_RECORDED DATA:_
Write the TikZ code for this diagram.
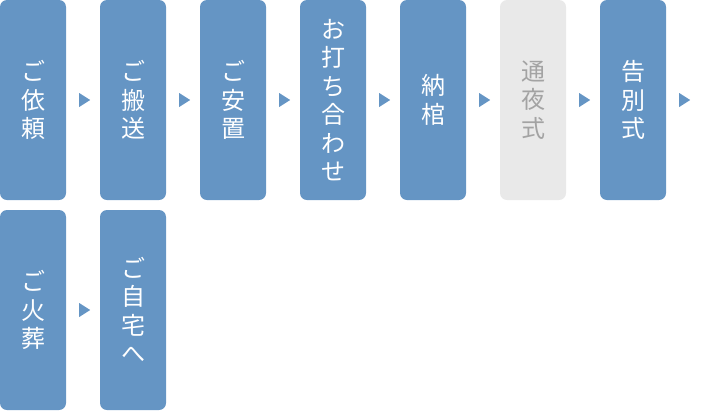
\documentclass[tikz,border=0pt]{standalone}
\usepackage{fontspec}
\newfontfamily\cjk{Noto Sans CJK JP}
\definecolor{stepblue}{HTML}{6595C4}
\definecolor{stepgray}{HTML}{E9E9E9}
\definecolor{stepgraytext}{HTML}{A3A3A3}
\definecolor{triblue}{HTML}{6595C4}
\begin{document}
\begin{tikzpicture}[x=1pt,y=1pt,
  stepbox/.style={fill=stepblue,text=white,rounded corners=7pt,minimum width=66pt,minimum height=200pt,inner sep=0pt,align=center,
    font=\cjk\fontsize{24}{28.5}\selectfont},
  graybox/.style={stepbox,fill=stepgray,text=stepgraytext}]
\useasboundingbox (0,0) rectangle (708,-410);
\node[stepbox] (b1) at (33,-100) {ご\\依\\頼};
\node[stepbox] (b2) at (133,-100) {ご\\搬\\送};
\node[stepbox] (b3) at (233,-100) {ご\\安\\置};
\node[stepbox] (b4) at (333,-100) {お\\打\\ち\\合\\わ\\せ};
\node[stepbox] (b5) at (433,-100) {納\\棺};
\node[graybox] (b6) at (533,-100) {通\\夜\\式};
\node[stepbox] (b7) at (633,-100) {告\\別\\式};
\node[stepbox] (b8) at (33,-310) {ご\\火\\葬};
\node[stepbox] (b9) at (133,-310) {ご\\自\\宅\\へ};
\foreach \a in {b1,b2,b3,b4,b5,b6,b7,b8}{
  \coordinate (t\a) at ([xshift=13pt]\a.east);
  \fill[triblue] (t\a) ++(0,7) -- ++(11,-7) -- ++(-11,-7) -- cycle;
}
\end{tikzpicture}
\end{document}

_EXERCISE DIRECTIONS:_
Reproduce all of the material above word for word. Omit the pictures.

_RESPONSE:_
Write the TikZ code for this diagram.
\documentclass[tikz,border=0pt]{standalone}
\usepackage{fontspec}
\newfontfamily\cjk{Noto Sans CJK JP}
\definecolor{stepblue}{HTML}{6595C4}
\definecolor{stepgray}{HTML}{E9E9E9}
\definecolor{stepgraytext}{HTML}{A3A3A3}
\definecolor{triblue}{HTML}{6595C4}
\begin{document}
\begin{tikzpicture}[x=1pt,y=1pt,
  stepbox/.style={fill=stepblue,text=white,rounded corners=7pt,minimum width=66pt,minimum height=200pt,inner sep=0pt,align=center,
    font=\cjk\fontsize{24}{28.5}\selectfont},
  graybox/.style={stepbox,fill=stepgray,text=stepgraytext}]
\useasboundingbox (0,0) rectangle (708,-410);
\node[stepbox] (b1) at (33,-100) {ご\\依\\頼};
\node[stepbox] (b2) at (133,-100) {ご\\搬\\送};
\node[stepbox] (b3) at (233,-100) {ご\\安\\置};
\node[stepbox] (b4) at (333,-100) {お\\打\\ち\\合\\わ\\せ};
\node[stepbox] (b5) at (433,-100) {納\\棺};
\node[graybox] (b6) at (533,-100) {通\\夜\\式};
\node[stepbox] (b7) at (633,-100) {告\\別\\式};
\node[stepbox] (b8) at (33,-310) {ご\\火\\葬};
\node[stepbox] (b9) at (133,-310) {ご\\自\\宅\\へ};
\foreach \a in {b1,b2,b3,b4,b5,b6,b7,b8}{
  \coordinate (t\a) at ([xshift=13pt]\a.east);
  \fill[triblue] (t\a) ++(0,7) -- ++(11,-7) -- ++(-11,-7) -- cycle;
}
\end{tikzpicture}
\end{document}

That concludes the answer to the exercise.